• Data segment:

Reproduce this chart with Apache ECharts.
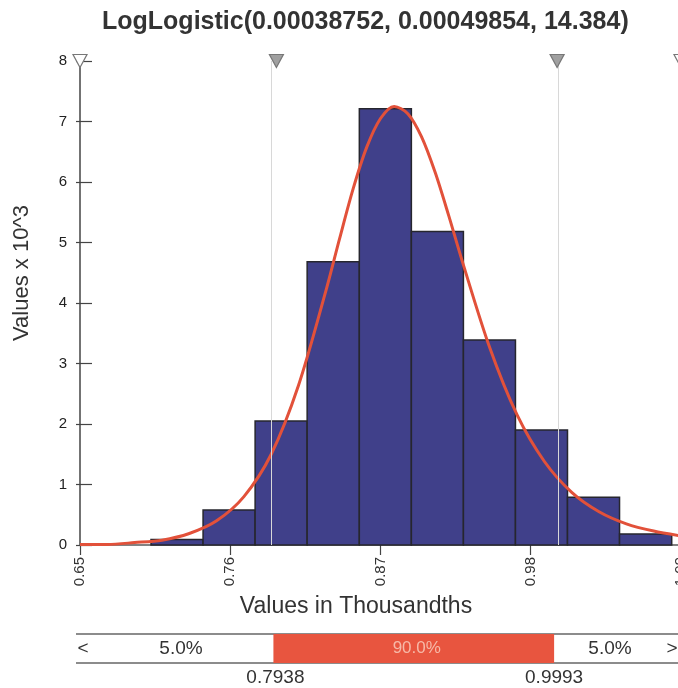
<!DOCTYPE html>
<html><head><meta charset="utf-8">
<script src="https://cdn.jsdelivr.net/npm/echarts@6/dist/echarts.min.js"></script>
<style>html,body{margin:0;padding:0;background:#fff}#c{width:678px;height:688px}</style>
</head><body><div id="c"></div>
<script>
// ---- data ----
const titleText = 'LogLogistic(0.00038752, 0.00049854, 14.384)';
const binStarts  = [0.7020, 0.7401, 0.7782, 0.8163, 0.8545, 0.8926, 0.9307, 0.9688, 1.0069, 1.0450];
const binEnds    = [0.7401, 0.7782, 0.8163, 0.8545, 0.8926, 0.9307, 0.9688, 1.0069, 1.0450, 1.0832];
const binHeights = [0.09, 0.58, 2.05, 4.68, 7.21, 5.18, 3.39, 1.90, 0.79, 0.18];
const curveX = [0.65, 0.67, 0.69, 0.71, 0.73, 0.75, 0.77, 0.79, 0.81, 0.83, 0.84, 0.85, 0.86, 0.87, 0.88, 0.89, 0.90, 0.91, 0.92, 0.93, 0.95, 0.97, 0.99, 1.01, 1.03, 1.05, 1.07, 1.09];
const curveY = [0.01, 0.01, 0.04, 0.08, 0.19, 0.40, 0.80, 1.50, 2.64, 4.20, 5.06, 5.89, 6.58, 7.05, 7.25, 7.13, 6.75, 6.16, 5.44, 4.68, 3.26, 2.15, 1.38, 0.87, 0.55, 0.35, 0.23, 0.15];
const xTicks = [0.65, 0.76, 0.87, 0.98, 1.09];
const yMin = 0, yMax = 8, yStep = 1;
const pctBounds = [0.7938, 0.9993];
const pctLabels = ['5.0%', '90.0%', '5.0%'];
const boundLabels = ['0.7938', '0.9993'];
const markerX = [0.65, 0.7938, 0.9993, 1.09];
const markerFilled = [false, true, true, false];
const xName = 'Values in Thousandths';
const yName = 'Values x 10^3';

const FONT = '"Liberation Sans", Arial, sans-serif';
const chart = echarts.init(document.getElementById('c'), null, {renderer: 'canvas'});

const bars = binStarts.map((s, i) => [s, binEnds[i], binHeights[i]]);
const curve = curveX.map((x, i) => [x, curveY[i]]);

chart.setOption({
  animation: false,
  backgroundColor: '#fff',
  textStyle: {fontFamily: FONT},
  title: {text: titleText, left: 97, top: 5,
    textStyle: {fontFamily: FONT, fontSize: 25, fontWeight: 'bold', color: '#333'}},
  grid: [
    {left: 80, top: 61, width: 601, height: 484, containLabel: false, outerBoundsMode: 'none'},
    {left: 80, top: 634, width: 601, height: 29, containLabel: false, outerBoundsMode: 'none'}
  ],
  xAxis: [
    {gridIndex: 0, type: 'value', min: 0.65, max: 1.09, position: 'bottom',
      axisLine: {lineStyle: {color: '#444', width: 1.5}},
      axisTick: {customValues: xTicks, length: 10, lineStyle: {color: '#444', width: 1.2}},
      axisLabel: {customValues: xTicks, rotate: 90, margin: 12, fontSize: 15, color: '#333',
        formatter: v => Number(v).toFixed(2)},
      splitLine: {show: false}},
    {gridIndex: 0, type: 'value', min: 0.65, max: 1.09, position: 'top',
      axisLine: {lineStyle: {color: '#888', width: 1.5}},
      axisTick: {show: false}, axisLabel: {show: false}, splitLine: {show: false}},
    {gridIndex: 1, type: 'value', min: 0.65, max: 1.09, show: false}
  ],
  yAxis: [
    {gridIndex: 0, type: 'value', position: 'left', min: yMin, max: yMax, interval: yStep,
      axisLine: {show: true, lineStyle: {color: '#444', width: 1.5}},
      axisTick: {show: true, inside: true, length: 12, lineStyle: {color: '#444', width: 1.2}},
      axisLabel: {margin: 13, fontSize: 15, color: '#222'},
      splitLine: {show: false}},
    {gridIndex: 0, type: 'value', position: 'left', offset: 0, min: yMin, max: yMax, interval: yStep,
      axisLine: {show: false},
      axisTick: {show: true, inside: false, length: 4, lineStyle: {color: '#444', width: 1.2}},
      axisLabel: {show: false}, splitLine: {show: false}},
    {gridIndex: 1, type: 'value', min: 0, max: 1, show: false}
  ],
  series: [
    {type: 'custom', xAxisIndex: 0, yAxisIndex: 0, data: bars, encode: {x: [0, 1], y: 2},
      renderItem: (params, api) => {
        const p0 = api.coord([api.value(0), api.value(2)]);
        const p1 = api.coord([api.value(1), 0]);
        return {type: 'rect', shape: {x: p0[0], y: p0[1], width: p1[0] - p0[0], height: p1[1] - p0[1]},
          style: {fill: '#40408a', stroke: '#26262e', lineWidth: 1.5}};
      }, z: 2},
    {type: 'line', xAxisIndex: 0, yAxisIndex: 0, data: curve, smooth: 0.3, showSymbol: false,
      lineStyle: {color: '#e2513a', width: 3}, z: 3,
      markLine: {silent: true, symbol: 'none', label: {show: false},
        lineStyle: {color: '#d8d8d8', width: 1, type: 'solid'},
        data: pctBounds.map(v => ({xAxis: v}))},
      markPoint: {silent: true, symbol: 'triangle', symbolRotate: 180, symbolSize: [14, 13], label: {show: false},
        data: markerX.map((v, i) => ({coord: [v, yMax],
          itemStyle: {color: markerFilled[i] ? '#a0a0a0' : '#ffffff', borderColor: '#777', borderWidth: 1.2}}))}},
    {type: 'custom', xAxisIndex: 2, yAxisIndex: 2, data: [[pctBounds[0], pctBounds[1]]], encode: {x: [0, 1]},
      renderItem: (params, api) => {
        const a = api.coord([api.value(0), 1]);
        const b = api.coord([api.value(1), 0]);
        return {type: 'group', children: [
          {type: 'rect', shape: {x: a[0] - 3, y: a[1], width: b[0] - a[0], height: b[1] - a[1]},
            style: {fill: '#e8553f'}},
          {type: 'text', x: (a[0] + b[0]) / 2, y: (a[1] + b[1]) / 2,
            style: {text: pctLabels[1], fill: '#f6b9a8', font: '17px ' + FONT, align: 'center', verticalAlign: 'middle'}},
          {type: 'text', x: a[0] - 1, y: b[1] + 15,
            style: {text: boundLabels[0], fill: '#333', font: '19px ' + FONT, align: 'center', verticalAlign: 'middle'}},
          {type: 'text', x: b[0] - 3, y: b[1] + 15,
            style: {text: boundLabels[1], fill: '#333', font: '19px ' + FONT, align: 'center', verticalAlign: 'middle'}}
        ]};
      }}
  ],
  graphic: [
    {type: 'line', shape: {x1: 76, y1: 634, x2: 678, y2: 634}, style: {stroke: '#666', lineWidth: 1.5}},
    {type: 'line', shape: {x1: 76, y1: 663, x2: 678, y2: 663}, style: {stroke: '#666', lineWidth: 1.5}},
    {type: 'text', x: 83, y: 649, style: {text: '<', fill: '#333', font: '19px ' + FONT, align: 'center', verticalAlign: 'middle'}},
    {type: 'text', x: 181, y: 649, style: {text: pctLabels[0], fill: '#333', font: '19px ' + FONT, align: 'center', verticalAlign: 'middle'}},
    {type: 'text', x: 610, y: 649, style: {text: pctLabels[2], fill: '#333', font: '19px ' + FONT, align: 'center', verticalAlign: 'middle'}},
    {type: 'text', x: 672, y: 649, style: {text: '>', fill: '#333', font: '19px ' + FONT, align: 'center', verticalAlign: 'middle'}},
    {type: 'text', x: 356, y: 607, style: {text: xName, fill: '#333', font: '23px ' + FONT, align: 'center', verticalAlign: 'middle'}},
    {type: 'text', x: 22, y: 273, rotation: Math.PI / 2, style: {text: yName, fill: '#333', font: '22px ' + FONT, align: 'center', verticalAlign: 'middle'}}
  ]
});
</script></body></html>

• Goal:
Write out the listing above exactly as it stands, pictures excluded.

• Exercise response:
Reproduce this chart with Apache ECharts.
<!DOCTYPE html>
<html><head><meta charset="utf-8">
<script src="https://cdn.jsdelivr.net/npm/echarts@6/dist/echarts.min.js"></script>
<style>html,body{margin:0;padding:0;background:#fff}#c{width:678px;height:688px}</style>
</head><body><div id="c"></div>
<script>
// ---- data ----
const titleText = 'LogLogistic(0.00038752, 0.00049854, 14.384)';
const binStarts  = [0.7020, 0.7401, 0.7782, 0.8163, 0.8545, 0.8926, 0.9307, 0.9688, 1.0069, 1.0450];
const binEnds    = [0.7401, 0.7782, 0.8163, 0.8545, 0.8926, 0.9307, 0.9688, 1.0069, 1.0450, 1.0832];
const binHeights = [0.09, 0.58, 2.05, 4.68, 7.21, 5.18, 3.39, 1.90, 0.79, 0.18];
const curveX = [0.65, 0.67, 0.69, 0.71, 0.73, 0.75, 0.77, 0.79, 0.81, 0.83, 0.84, 0.85, 0.86, 0.87, 0.88, 0.89, 0.90, 0.91, 0.92, 0.93, 0.95, 0.97, 0.99, 1.01, 1.03, 1.05, 1.07, 1.09];
const curveY = [0.01, 0.01, 0.04, 0.08, 0.19, 0.40, 0.80, 1.50, 2.64, 4.20, 5.06, 5.89, 6.58, 7.05, 7.25, 7.13, 6.75, 6.16, 5.44, 4.68, 3.26, 2.15, 1.38, 0.87, 0.55, 0.35, 0.23, 0.15];
const xTicks = [0.65, 0.76, 0.87, 0.98, 1.09];
const yMin = 0, yMax = 8, yStep = 1;
const pctBounds = [0.7938, 0.9993];
const pctLabels = ['5.0%', '90.0%', '5.0%'];
const boundLabels = ['0.7938', '0.9993'];
const markerX = [0.65, 0.7938, 0.9993, 1.09];
const markerFilled = [false, true, true, false];
const xName = 'Values in Thousandths';
const yName = 'Values x 10^3';

const FONT = '"Liberation Sans", Arial, sans-serif';
const chart = echarts.init(document.getElementById('c'), null, {renderer: 'canvas'});

const bars = binStarts.map((s, i) => [s, binEnds[i], binHeights[i]]);
const curve = curveX.map((x, i) => [x, curveY[i]]);

chart.setOption({
  animation: false,
  backgroundColor: '#fff',
  textStyle: {fontFamily: FONT},
  title: {text: titleText, left: 97, top: 5,
    textStyle: {fontFamily: FONT, fontSize: 25, fontWeight: 'bold', color: '#333'}},
  grid: [
    {left: 80, top: 61, width: 601, height: 484, containLabel: false, outerBoundsMode: 'none'},
    {left: 80, top: 634, width: 601, height: 29, containLabel: false, outerBoundsMode: 'none'}
  ],
  xAxis: [
    {gridIndex: 0, type: 'value', min: 0.65, max: 1.09, position: 'bottom',
      axisLine: {lineStyle: {color: '#444', width: 1.5}},
      axisTick: {customValues: xTicks, length: 10, lineStyle: {color: '#444', width: 1.2}},
      axisLabel: {customValues: xTicks, rotate: 90, margin: 12, fontSize: 15, color: '#333',
        formatter: v => Number(v).toFixed(2)},
      splitLine: {show: false}},
    {gridIndex: 0, type: 'value', min: 0.65, max: 1.09, position: 'top',
      axisLine: {lineStyle: {color: '#888', width: 1.5}},
      axisTick: {show: false}, axisLabel: {show: false}, splitLine: {show: false}},
    {gridIndex: 1, type: 'value', min: 0.65, max: 1.09, show: false}
  ],
  yAxis: [
    {gridIndex: 0, type: 'value', position: 'left', min: yMin, max: yMax, interval: yStep,
      axisLine: {show: true, lineStyle: {color: '#444', width: 1.5}},
      axisTick: {show: true, inside: true, length: 12, lineStyle: {color: '#444', width: 1.2}},
      axisLabel: {margin: 13, fontSize: 15, color: '#222'},
      splitLine: {show: false}},
    {gridIndex: 0, type: 'value', position: 'left', offset: 0, min: yMin, max: yMax, interval: yStep,
      axisLine: {show: false},
      axisTick: {show: true, inside: false, length: 4, lineStyle: {color: '#444', width: 1.2}},
      axisLabel: {show: false}, splitLine: {show: false}},
    {gridIndex: 1, type: 'value', min: 0, max: 1, show: false}
  ],
  series: [
    {type: 'custom', xAxisIndex: 0, yAxisIndex: 0, data: bars, encode: {x: [0, 1], y: 2},
      renderItem: (params, api) => {
        const p0 = api.coord([api.value(0), api.value(2)]);
        const p1 = api.coord([api.value(1), 0]);
        return {type: 'rect', shape: {x: p0[0], y: p0[1], width: p1[0] - p0[0], height: p1[1] - p0[1]},
          style: {fill: '#40408a', stroke: '#26262e', lineWidth: 1.5}};
      }, z: 2},
    {type: 'line', xAxisIndex: 0, yAxisIndex: 0, data: curve, smooth: 0.3, showSymbol: false,
      lineStyle: {color: '#e2513a', width: 3}, z: 3,
      markLine: {silent: true, symbol: 'none', label: {show: false},
        lineStyle: {color: '#d8d8d8', width: 1, type: 'solid'},
        data: pctBounds.map(v => ({xAxis: v}))},
      markPoint: {silent: true, symbol: 'triangle', symbolRotate: 180, symbolSize: [14, 13], label: {show: false},
        data: markerX.map((v, i) => ({coord: [v, yMax],
          itemStyle: {color: markerFilled[i] ? '#a0a0a0' : '#ffffff', borderColor: '#777', borderWidth: 1.2}}))}},
    {type: 'custom', xAxisIndex: 2, yAxisIndex: 2, data: [[pctBounds[0], pctBounds[1]]], encode: {x: [0, 1]},
      renderItem: (params, api) => {
        const a = api.coord([api.value(0), 1]);
        const b = api.coord([api.value(1), 0]);
        return {type: 'group', children: [
          {type: 'rect', shape: {x: a[0] - 3, y: a[1], width: b[0] - a[0], height: b[1] - a[1]},
            style: {fill: '#e8553f'}},
          {type: 'text', x: (a[0] + b[0]) / 2, y: (a[1] + b[1]) / 2,
            style: {text: pctLabels[1], fill: '#f6b9a8', font: '17px ' + FONT, align: 'center', verticalAlign: 'middle'}},
          {type: 'text', x: a[0] - 1, y: b[1] + 15,
            style: {text: boundLabels[0], fill: '#333', font: '19px ' + FONT, align: 'center', verticalAlign: 'middle'}},
          {type: 'text', x: b[0] - 3, y: b[1] + 15,
            style: {text: boundLabels[1], fill: '#333', font: '19px ' + FONT, align: 'center', verticalAlign: 'middle'}}
        ]};
      }}
  ],
  graphic: [
    {type: 'line', shape: {x1: 76, y1: 634, x2: 678, y2: 634}, style: {stroke: '#666', lineWidth: 1.5}},
    {type: 'line', shape: {x1: 76, y1: 663, x2: 678, y2: 663}, style: {stroke: '#666', lineWidth: 1.5}},
    {type: 'text', x: 83, y: 649, style: {text: '<', fill: '#333', font: '19px ' + FONT, align: 'center', verticalAlign: 'middle'}},
    {type: 'text', x: 181, y: 649, style: {text: pctLabels[0], fill: '#333', font: '19px ' + FONT, align: 'center', verticalAlign: 'middle'}},
    {type: 'text', x: 610, y: 649, style: {text: pctLabels[2], fill: '#333', font: '19px ' + FONT, align: 'center', verticalAlign: 'middle'}},
    {type: 'text', x: 672, y: 649, style: {text: '>', fill: '#333', font: '19px ' + FONT, align: 'center', verticalAlign: 'middle'}},
    {type: 'text', x: 356, y: 607, style: {text: xName, fill: '#333', font: '23px ' + FONT, align: 'center', verticalAlign: 'middle'}},
    {type: 'text', x: 22, y: 273, rotation: Math.PI / 2, style: {text: yName, fill: '#333', font: '22px ' + FONT, align: 'center', verticalAlign: 'middle'}}
  ]
});
</script></body></html>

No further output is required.